Saturday, December 05, 2015

Chatô, o Rei do Brasil

Existem alguns motivos que explicam o porquê de Chatô, O Rei do Brasil poder ser facilmente considerado a estreia mais surpreendente de 2015. Em primeiro lugar, a própria chegada do longa aos cinemas já foi um choque: quinze anos após ser filmada, e tendo o diretor Guilherme Fontes enfrentado batalhas judiciais acerca da produção (os créditos finais do filme acusam as autoridades de tentativa de censura, mas as questões legais acabaram envolvendo também o uso da verba captada para as filmagens), a obra acabou se tornando parte do folclore do cinema brasileiro pós-Retomada.

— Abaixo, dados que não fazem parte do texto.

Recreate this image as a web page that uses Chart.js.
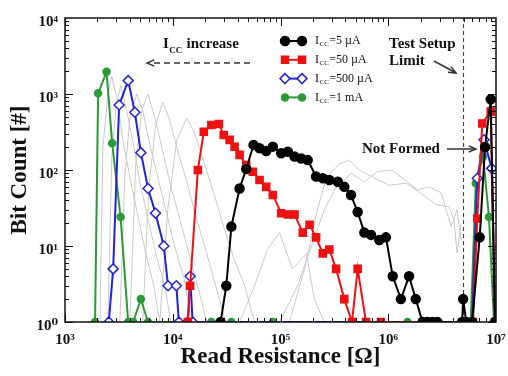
<!DOCTYPE html>
<html>
<head>
<meta charset="utf-8">
<script src="https://cdn.jsdelivr.net/npm/chart.js@4.4.1/dist/chart.umd.min.js"></script>
<style>
  body { margin: 0; background: #fff; }
  canvas { display: block; }
</style>
</head>
<body>
<canvas id="chart" width="508" height="376"></canvas>
<script>
// read resistance [ohm] and bit count, one pair of arrays per compliance current
const res5uA = [2.78e4, 3.14e4, 3.5e4, 4.17e4, 4.81e4, 5.62e4, 6.39e4, 7.37e4, 8.49e4, 1.015e5, 1.17e5, 1.35e5, 1.555e5, 1.79e5, 2.14e5, 2.47e5, 2.84e5, 3.4e5, 3.91e5, 4.51e5, 5.2e5, 6.0e5, 6.92e5, 8.26e5, 9.52e5, 1.1e6, 1.31e6, 1.56e6, 1.8e6, 2.08e6, 2.31e6, 2.57e6, 2.86e6, 4.85e6, 4.95e6, 5.3e6, 6.0e6, 7.06e6, 7.91e6, 8.93e6, 9.8e6];
const cnt5uA = [1, 3, 18, 57, 103, 214, 193, 178, 203, 166, 174, 150, 142, 135, 82, 78, 74, 70, 60, 47, 28, 15, 14, 12, 13, 4, 2, 4, 2, 1, 1, 1, 1, 1, 2, 1, 1, 13, 200, 850, 1];

const res50uA = [1.38e4, 1.45e4, 1.71e4, 1.94e4, 2.28e4, 2.68e4, 2.97e4, 3.37e4, 3.75e4, 4.17e4, 4.81e4, 5.54e4, 6.39e4, 7.37e4, 8.49e4, 1.015e5, 1.17e5, 1.35e5, 1.61e5, 1.86e5, 2.14e5, 2.47e5, 2.84e5, 3.28e5, 3.91e5, 4.61e5, 5.2e5, 6.22e5, 8.55e5, 6.12e6, 6.71e6, 7.46e6, 8.93e6, 9.8e6];
const cnt50uA = [1, 3, 100, 318, 391, 403, 288, 249, 202, 158, 116, 95, 74, 60, 47, 27, 26, 26, 15, 19, 13, 8, 9, 5, 2, 1, 5, 1, 1, 1, 23, 410, 586, 1];

const res500uA = [2.55e3, 2.8e3, 3.18e3, 3.86e3, 4.45e3, 5.06e3, 5.9e3, 6.92e3, 8.26e3, 9.04e3, 1.08e4, 1.14e4, 1.38e4, 1.45e4, 1.53e4, 6.0e6, 6.71e6, 7.74e6, 9.12e6, 9.8e6];
const cnt500uA = [1, 5, 716, 1500, 575, 169, 57, 27, 10, 3, 3, 1, 1, 4, 1, 1, 78, 250, 105, 1];

const res1mA = [1.9e3, 2.03e3, 2.43e3, 2.74e3, 3.28e3, 3.86e3, 4.29e3, 5.06e3, 5.9e3, 2.28e4, 3.5e4, 8.5e4, 1.51e6, 5.83e6, 6.49e6, 7.58e6, 8.61e6, 9.58e6];
const cnt1mA = [1, 1020, 1960, 225, 24, 1, 1, 2, 1, 1, 1, 1, 1, 1, 67, 150, 24, 1];

// the other (grey) compliance currents
const grayRes = [
  [2.11e3, 2.25e3, 2.5e3, 2.72e3, 3.03e3, 3.44e3, 4.0e3, 4.74e3, 5.62e3, 6.67e3, 7.58e3],
  [2.5e3, 2.72e3, 2.97e3, 3.3e3, 3.75e3, 4.35e3, 5.06e3, 6.0e3, 7.11e3, 8.43e3, 9.58e3],
  [3.23e3, 3.59e3, 4.0e3, 4.64e3, 5.27e3, 6.12e3, 7.26e3, 8.61e3, 1.04e4, 1.26e4, 1.5e4],
  [4.0e3, 4.54e3, 5.16e3, 5.87e3, 6.81e3, 7.91e3, 9.38e3, 1.14e4, 1.38e4, 1.7e4, 2.07e4],
  [5.27e3, 6.0e3, 6.96e3, 8.08e3, 9.38e3, 1.11e4, 1.35e4, 1.63e4, 2.02e4, 2.5e4, 3.1e4],
  [7.58e3, 8.99e3, 1.09e4, 1.35e4, 1.6e4, 1.94e4, 2.4e4, 2.97e4, 3.67e4, 4.64e4, 5.74e4],
  [4.17e4, 5.74e4, 7.58e4, 9.79e4, 1.29e5, 1.74e5, 2.06e5, 2.55e5],
  [1.21e5, 1.67e5, 2.2e5, 2.67e5, 3.52e5, 4.35e5, 5.39e5, 7.11e5, 1.02e6, 1.47e6, 1.94e6, 2.78e6, 3.67e6, 4.08e6, 4.35e6, 4.74e6],
  [9.79e4, 1.44e5, 1.94e5, 2.55e5, 3.3e5, 4.54e5, 6.0e5, 7.91e5, 1.07e6, 1.41e6, 1.86e6, 2.4e6, 3.1e6, 3.83e6, 4.35e6, 4.74e6]
];
const grayCnt = [
  [1, 200, 1000, 1700, 900, 250, 80, 25, 8, 3, 1],
  [1, 150, 700, 1300, 600, 200, 60, 20, 7, 3, 1],
  [1, 80, 500, 1000, 600, 220, 80, 30, 10, 4, 1],
  [1, 120, 600, 1000, 500, 200, 70, 25, 9, 3, 1],
  [1, 60, 400, 780, 450, 180, 70, 25, 9, 3, 1],
  [1, 30, 250, 480, 300, 130, 50, 18, 7, 3, 1],
  [1, 3, 9, 15, 5, 8, 2, 1],
  [1, 5, 30, 80, 120, 135, 100, 81, 63, 67, 51, 35, 33, 22, 8, 20],
  [1, 3, 10, 30, 60, 90, 70, 95, 100, 75, 55, 60, 50, 18, 30, 12]
];

const xDecades = [1e3, 1e4, 1e5, 1e6, 1e7];
const yDecades = [1, 10, 100, 1000, 10000];
const limitRes = 5e6;          // test setup limit
const legendText = ['=5 µA', '=50 µA', '=500 µA', '=1 mA'];

const SERIF = '"Liberation Serif", "DejaVu Serif", serif';
const sup = { '0': '⁰', '1': '¹', '2': '²', '3': '³', '4': '⁴', '5': '⁵', '6': '⁶', '7': '⁷', '8': '⁸', '9': '⁹' };
const powLabel = v => '10' + String(Math.round(Math.log10(v))).split('').map(c => sup[c]).join('');
const pts = (r, n) => r.map((v, i) => ({ x: v, y: n[i] }));

const styles = [
  { color: '#000000', shape: 'circle', fill: '#000000', radius: 4.5 },
  { color: '#ee1111', shape: 'rect', fill: '#ee1111', radius: 5 },
  { color: '#2323d6', shape: 'rectRot', fill: '#ffffff', radius: 5 },
  { color: '#2a9a36', shape: 'circle', fill: '#2a9a36', radius: 3.5 }
];
const series = [[res5uA, cnt5uA], [res50uA, cnt50uA], [res500uA, cnt500uA], [res1mA, cnt1mA]];

const datasets = series.map(([r, n], i) => ({
  data: pts(r, n),
  borderColor: styles[i].color,
  borderWidth: 2,
  pointStyle: styles[i].shape,
  pointRadius: styles[i].radius,
  pointBackgroundColor: styles[i].fill,
  pointBorderColor: styles[i].color,
  pointBorderWidth: 1.5,
  tension: 0
}));

datasets.push({
  data: [{ x: limitRes, y: 1 }, { x: limitRes, y: 1e4 }],
  borderColor: '#333',
  borderWidth: 1,
  borderDash: [4, 3],
  pointRadius: 0
});

grayRes.forEach((r, i) => datasets.push({
  data: pts(r, grayCnt[i]),
  borderColor: '#c9c9c9',
  borderWidth: 1,
  pointRadius: 0,
  tension: 0
}));

function mark(ctx, s, x, y) {
  ctx.fillStyle = s.fill; ctx.strokeStyle = s.color; ctx.lineWidth = 1.5;
  ctx.beginPath();
  if (s.shape === 'circle') ctx.arc(x, y, s.radius, 0, Math.PI * 2);
  else if (s.shape === 'rect') ctx.rect(x - 3.5, y - 3.5, 7, 7);
  else { ctx.moveTo(x, y - s.radius); ctx.lineTo(x + s.radius, y); ctx.lineTo(x, y + s.radius); ctx.lineTo(x - s.radius, y); ctx.closePath(); }
  ctx.fill(); ctx.stroke();
}

function icc(ctx, x, y, size, weight, rest) {
  ctx.font = `${weight} ${size}px ${SERIF}`;
  ctx.fillText('I', x, y);
  let w = ctx.measureText('I').width + 0.5;
  ctx.font = `${weight} ${Math.round(size * 0.62)}px ${SERIF}`;
  ctx.fillText('CC', x + w, y + size * 0.3);
  w += ctx.measureText('CC').width + 0.5;
  ctx.font = `${weight} ${size}px ${SERIF}`;
  ctx.fillText(rest, x + w, y);
}

function arrowHead(ctx, x, y, ang) {
  ctx.beginPath();
  ctx.moveTo(x - 8 * Math.cos(ang - 0.4), y - 8 * Math.sin(ang - 0.4));
  ctx.lineTo(x, y);
  ctx.lineTo(x - 8 * Math.cos(ang + 0.4), y - 8 * Math.sin(ang + 0.4));
  ctx.stroke();
}

const decor = {
  id: 'decor',
  afterDraw(chart) {
    const { ctx, chartArea: a, scales: { x, y } } = chart;
    ctx.save();
    // inward tick marks on all four sides
    ctx.strokeStyle = '#111'; ctx.lineWidth = 1;
    ctx.beginPath();
    for (let e = 3; e < 7; e++) for (let m = 1; m < 10; m++) {
      const px = Math.round(x.getPixelForValue(m * 10 ** e)) + 0.5, len = m === 1 ? 8 : 4;
      ctx.moveTo(px, a.bottom); ctx.lineTo(px, a.bottom - len);
      ctx.moveTo(px, a.top); ctx.lineTo(px, a.top + len);
    }
    for (let e = 0; e < 4; e++) for (let m = 1; m < 10; m++) {
      const py = Math.round(y.getPixelForValue(m * 10 ** e)) + 0.5, len = m === 1 ? 8 : 4;
      ctx.moveTo(a.left, py); ctx.lineTo(a.left + len, py);
      ctx.moveTo(a.right, py); ctx.lineTo(a.right - len, py);
    }
    ctx.stroke();
    ctx.lineWidth = 1.5;
    ctx.strokeRect(a.left, a.top, a.right - a.left, a.bottom - a.top);

    // legend
    ctx.textBaseline = 'middle';
    styles.forEach((s, i) => {
      const ly = 41 + i * 18.8;
      ctx.strokeStyle = s.color; ctx.lineWidth = 2;
      ctx.beginPath(); ctx.moveTo(285, ly); ctx.lineTo(302, ly); ctx.stroke();
      mark(ctx, s, 285, ly); mark(ctx, s, 302, ly);
      ctx.fillStyle = '#111';
      icc(ctx, 315, ly, 12, 'normal', legendText[i]);
    });

    // annotations
    ctx.fillStyle = '#111'; ctx.strokeStyle = '#333'; ctx.lineWidth = 1.5;
    ctx.textBaseline = 'alphabetic';
    icc(ctx, 163, 48, 15, 'bold', ' increase');
    ctx.setLineDash([6, 4]);
    ctx.beginPath(); ctx.moveTo(250, 63); ctx.lineTo(150, 63); ctx.stroke();
    ctx.setLineDash([]);
    arrowHead(ctx, 147, 63, Math.PI);

    ctx.font = `bold 15px ${SERIF}`;
    ctx.fillText('Test Setup', 389, 48);
    ctx.fillText('Limit', 389, 65);
    ctx.beginPath(); ctx.moveTo(434, 61); ctx.lineTo(456, 73); ctx.stroke();
    arrowHead(ctx, 456, 73, Math.atan2(12, 22));

    ctx.fillText('Not Formed', 362, 153);
    ctx.beginPath(); ctx.moveTo(447, 149); ctx.lineTo(475, 149); ctx.stroke();
    arrowHead(ctx, 476, 149, 0);
    ctx.restore();
  }
};

const tickFont = { family: SERIF, size: 15, weight: 'bold' };
const titleFont = { family: SERIF, size: 23, weight: 'bold' };

new Chart(document.getElementById('chart'), {
  type: 'line',
  data: { datasets },
  options: {
    responsive: false,
    animation: false,
    layout: { padding: { top: 18, right: 12, left: 0, bottom: 0 } },
    plugins: { legend: { display: false }, tooltip: { enabled: false } },
    scales: {
      x: {
        type: 'logarithmic', min: 1e3, max: 1e7,
        grid: { display: false, drawTicks: false }, border: { display: false },
        afterBuildTicks: s => { s.ticks = xDecades.map(v => ({ value: v })); },
        afterFit: s => { s.height = 54; s.paddingLeft = 0; s.paddingRight = 0; },
        ticks: { callback: powLabel, font: tickFont, color: '#111', padding: 9, maxRotation: 0, autoSkip: false },
        title: { display: true, text: 'Read Resistance [Ω]', font: titleFont, color: '#111', padding: { top: 0, bottom: 5 } }
      },
      y: {
        type: 'logarithmic', min: 1, max: 1e4,
        grid: { display: false, drawTicks: false }, border: { display: false },
        afterBuildTicks: s => { s.ticks = yDecades.map(v => ({ value: v })); },
        afterFit: s => { s.width = 65; s.paddingTop = 0; s.paddingBottom = 0; },
        ticks: { callback: powLabel, font: tickFont, color: '#111', padding: 7, labelOffset: 4, autoSkip: false },
        title: { display: true, text: 'Bit Count [#]', font: titleFont, color: '#111', padding: { top: 6, bottom: 0 } }
      }
    }
  },
  plugins: [decor]
});
</script>
</body>
</html>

Outro ponto faz com que o filme de Fontes seja singular: mesmo apresentado ao público com tanto atraso, e com as ilustres participações dos já falecidos atores José Lewgoy e Walmor Chagas, ele não soa datado. Pelo contrário, ao escolher a chanchada, abordagem brasileiríssima de histórias idem, Chatô se torna um filme atemporal.

A trama, escrita pelo diretor a partir do livro homônimo de Fernando Morais, conta de forma ficcional a trajetória de Assis Chateaubriand (Marco Ricca, que brilha no melhor trabalho se sua carreira) rumo ao poder, tendo sido um dos homens mais ricos e influentes do Brasil no século XX. A questão aqui é que o que poderia se tornar uma cinebiografia acadêmica e cheia de solenidade encontra na comédia um artifício competente para fugir do tedioso. O julgamento que conduz a narrativa, uma versão teatralizada e mística dos programas de auditório brasileiros (sendo Chacrinha o maior representante), com ecos das reflexões bergmanianas sobre a juventude com a embalagem de uma comédia de Fellini, evidencia as influências europeias na construção de um longa que soa apaixonado pelo Brasil.

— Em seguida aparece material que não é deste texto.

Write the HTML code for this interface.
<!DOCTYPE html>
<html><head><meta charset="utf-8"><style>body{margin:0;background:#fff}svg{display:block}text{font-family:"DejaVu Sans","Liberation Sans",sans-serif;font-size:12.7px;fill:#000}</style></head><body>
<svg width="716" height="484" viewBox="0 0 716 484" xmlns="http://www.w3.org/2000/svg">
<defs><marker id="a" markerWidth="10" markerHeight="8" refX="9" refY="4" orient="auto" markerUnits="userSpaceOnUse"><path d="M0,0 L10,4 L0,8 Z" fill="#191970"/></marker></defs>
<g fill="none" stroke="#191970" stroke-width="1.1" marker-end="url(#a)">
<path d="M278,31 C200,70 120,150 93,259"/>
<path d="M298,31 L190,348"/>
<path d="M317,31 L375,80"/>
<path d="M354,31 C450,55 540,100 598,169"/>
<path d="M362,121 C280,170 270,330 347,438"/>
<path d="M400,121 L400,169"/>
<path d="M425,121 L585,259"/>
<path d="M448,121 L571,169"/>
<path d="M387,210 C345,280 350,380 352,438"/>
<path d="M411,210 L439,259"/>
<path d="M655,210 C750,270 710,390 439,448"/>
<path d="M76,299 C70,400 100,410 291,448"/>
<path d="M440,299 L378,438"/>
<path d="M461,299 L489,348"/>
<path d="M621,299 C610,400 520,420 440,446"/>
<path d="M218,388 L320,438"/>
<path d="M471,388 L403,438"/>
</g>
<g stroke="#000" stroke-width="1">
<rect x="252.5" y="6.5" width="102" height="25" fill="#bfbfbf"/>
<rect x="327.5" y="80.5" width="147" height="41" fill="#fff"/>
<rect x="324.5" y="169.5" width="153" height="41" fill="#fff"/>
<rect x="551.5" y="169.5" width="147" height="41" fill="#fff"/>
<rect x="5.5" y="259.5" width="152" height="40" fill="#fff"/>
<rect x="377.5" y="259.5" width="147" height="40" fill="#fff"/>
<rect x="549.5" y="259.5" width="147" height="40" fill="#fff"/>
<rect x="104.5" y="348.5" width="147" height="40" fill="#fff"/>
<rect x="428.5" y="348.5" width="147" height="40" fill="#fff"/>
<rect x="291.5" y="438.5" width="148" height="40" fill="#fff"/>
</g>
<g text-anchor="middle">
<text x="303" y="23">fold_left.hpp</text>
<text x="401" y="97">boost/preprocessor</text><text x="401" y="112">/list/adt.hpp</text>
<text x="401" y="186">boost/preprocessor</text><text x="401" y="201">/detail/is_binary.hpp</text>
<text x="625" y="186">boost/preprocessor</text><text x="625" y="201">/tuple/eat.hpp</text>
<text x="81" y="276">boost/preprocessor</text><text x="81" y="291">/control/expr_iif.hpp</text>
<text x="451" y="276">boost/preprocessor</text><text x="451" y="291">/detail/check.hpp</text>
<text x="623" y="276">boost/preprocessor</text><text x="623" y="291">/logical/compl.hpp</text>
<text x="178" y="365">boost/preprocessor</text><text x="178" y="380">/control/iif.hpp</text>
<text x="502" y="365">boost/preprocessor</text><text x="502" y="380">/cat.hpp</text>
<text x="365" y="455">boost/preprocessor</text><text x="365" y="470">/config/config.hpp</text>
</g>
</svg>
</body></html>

Fontes escolhe abrir mão da ordem cronológica em prol do dinamismo. Estruturalmente, essa parece mesmo ter sido a melhor decisão, por dar a Chatô uma cara de sátira insana, que parodia as décadas em que Chateaubriand viveu, partindo do fim, seu leito de morte, para o início, sua juventude, seus estudos, até a chegada ao Rio, as esposas (vividas por Letícia Sabatella e Leandra Leal), as outras mulheres de sua vida, a construção de seu império da comunicação, e seu relacionamento com a política brasileira, em especial com o governo de Getúlio Vargas (Paulo Betti).

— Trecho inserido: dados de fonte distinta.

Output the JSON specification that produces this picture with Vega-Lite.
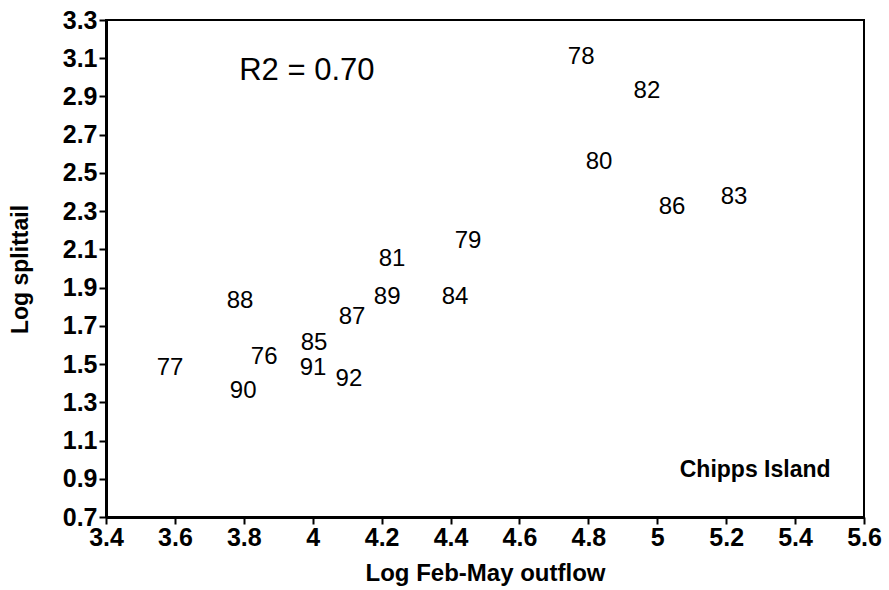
{
  "$schema": "https://vega.github.io/schema/vega-lite/v6.json",
  "width": 758,
  "height": 497,
  "autosize": "none",
  "padding": {"left": 106, "top": 20, "right": 25, "bottom": 73},
  "background": "white",
  "config": {
    "font": "Liberation Sans",
    "view": {"stroke": "black", "strokeWidth": 2},
    "axis": {
      "grid": false,
      "domainColor": "black",
      "domainWidth": 3,
      "tickColor": "black",
      "tickWidth": 2,
      "tickSize": 7,
      "labelColor": "black",
      "labelFont": "Liberation Sans",
      "labelFontWeight": "bold",
      "labelFontSize": 25,
      "titleColor": "black",
      "titleFont": "Liberation Sans",
      "titleFontWeight": "bold"
    }
  },
  "data": {
    "values": [
      {"x": 3.586, "y": 1.480, "label": "77"},
      {"x": 3.859, "y": 1.537, "label": "76"},
      {"x": 3.798, "y": 1.360, "label": "90"},
      {"x": 4.004, "y": 1.611, "label": "85"},
      {"x": 4.001, "y": 1.480, "label": "91"},
      {"x": 4.105, "y": 1.422, "label": "92"},
      {"x": 4.114, "y": 1.747, "label": "87"},
      {"x": 3.789, "y": 1.830, "label": "88"},
      {"x": 4.216, "y": 1.851, "label": "89"},
      {"x": 4.413, "y": 1.851, "label": "84"},
      {"x": 4.230, "y": 2.050, "label": "81"},
      {"x": 4.451, "y": 2.144, "label": "79"},
      {"x": 4.779, "y": 3.106, "label": "78"},
      {"x": 4.970, "y": 2.929, "label": "82"},
      {"x": 4.831, "y": 2.557, "label": "80"},
      {"x": 5.043, "y": 2.322, "label": "86"},
      {"x": 5.223, "y": 2.374, "label": "83"}
    ]
  },
  "encoding": {
    "x": {
      "field": "x",
      "type": "quantitative",
      "scale": {"domain": [3.4, 5.6], "nice": false, "zero": false},
      "axis": {
        "title": "Log Feb-May outflow",
        "values": [3.4, 3.6, 3.8, 4, 4.2, 4.4, 4.6, 4.8, 5, 5.2, 5.4, 5.6],
        "format": "~g",
        "labelPadding": 1,
        "labelFlush": false,
        "labelOverlap": false,
        "titleFontSize": 24,
        "titleBaseline": "alphabetic",
        "titleY": 63
      }
    },
    "y": {
      "field": "y",
      "type": "quantitative",
      "scale": {"domain": [0.7, 3.3], "nice": false, "zero": false},
      "axis": {
        "title": "Log splittail",
        "values": [0.7, 0.9, 1.1, 1.3, 1.5, 1.7, 1.9, 2.1, 2.3, 2.5, 2.7, 2.9, 3.1, 3.3],
        "format": ".1f",
        "labelPadding": 2,
        "labelFlush": false,
        "labelOverlap": false,
        "titleFontSize": 23,
        "titleAngle": -90,
        "titleBaseline": "alphabetic",
        "titleX": -79,
        "titleY": 249
      }
    }
  },
  "layer": [
    {
      "mark": {"type": "text", "fontSize": 24, "color": "black", "align": "center", "baseline": "middle", "font": "Liberation Sans"},
      "encoding": {"text": {"field": "label", "type": "nominal"}}
    },
    {
      "data": {"values": [
        {"x": 3.983, "y": 3.033, "label": "R2 = 0.70"}
      ]},
      "mark": {"type": "text", "fontSize": 31, "color": "black", "align": "center", "baseline": "middle", "font": "Liberation Sans"},
      "encoding": {"text": {"field": "label", "type": "nominal"}}
    },
    {
      "data": {"values": [
        {"x": 5.284, "y": 0.946, "label": "Chipps Island"}
      ]},
      "mark": {"type": "text", "fontSize": 23, "fontWeight": "bold", "color": "black", "align": "center", "baseline": "middle", "font": "Liberation Sans"},
      "encoding": {"text": {"field": "label", "type": "nominal"}}
    }
  ]
}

A chanchada aparece no tom da trama, em momentos como a solução encontrada por Chateaubriand para a falta de TVs no Brasil na época da criação da TV Tupi, nos diálogos (“Se esse padre soubesse quanto custa uma câmera dessa, não jogaria mijo de anjo em cima dela”) e em como a narrativa se utiliza da figura feminina, as esposas de Chatô e principalmente Vivi (Andréia Beltrão), mulher que sempre exerceu fascínio e influência no magnata, como catalisadora dos acontecimentos que se desenrolam na tela. O ciúme e a lascívia guiam não só o milionário como outros personagens em muito eventos que marcariam a vida do País, como a prisão do protagonista, por exemplo, ou o Atentado na Rua Tonelero.

Guilherme Fontes merece créditos por ter feito um filme que, megalomaníaco, cheio de influências e escrachado, parece atual após quase duas décadas. Seus detratores podem acusá-lo da excessiva abordagem televisiva de seus enquadramentos, sempre fechados, e de seus establishing shots, ou da forma como dirige seus atores, com exceção de Ricca, como se estivessem em uma comédia global de fim de ano. Independente dos percalços, este é um filme que merece ser visto pela sua visão antropofágica: em uma época em que o cinema brasileiro bebia diretamente de fontes estrangeiras, especialmente Hollywood (vide O que é Isso, Companheiro? e Cidade de Deus), Chatô, o Rei do Brasil funde Cidadão Kane à própria história da comunicação brasileira e ao midiatismo da nossa política, e se desenvolve, de cocar na cabeça e peixeira na cintura, como uma ode ao nosso bundalelê.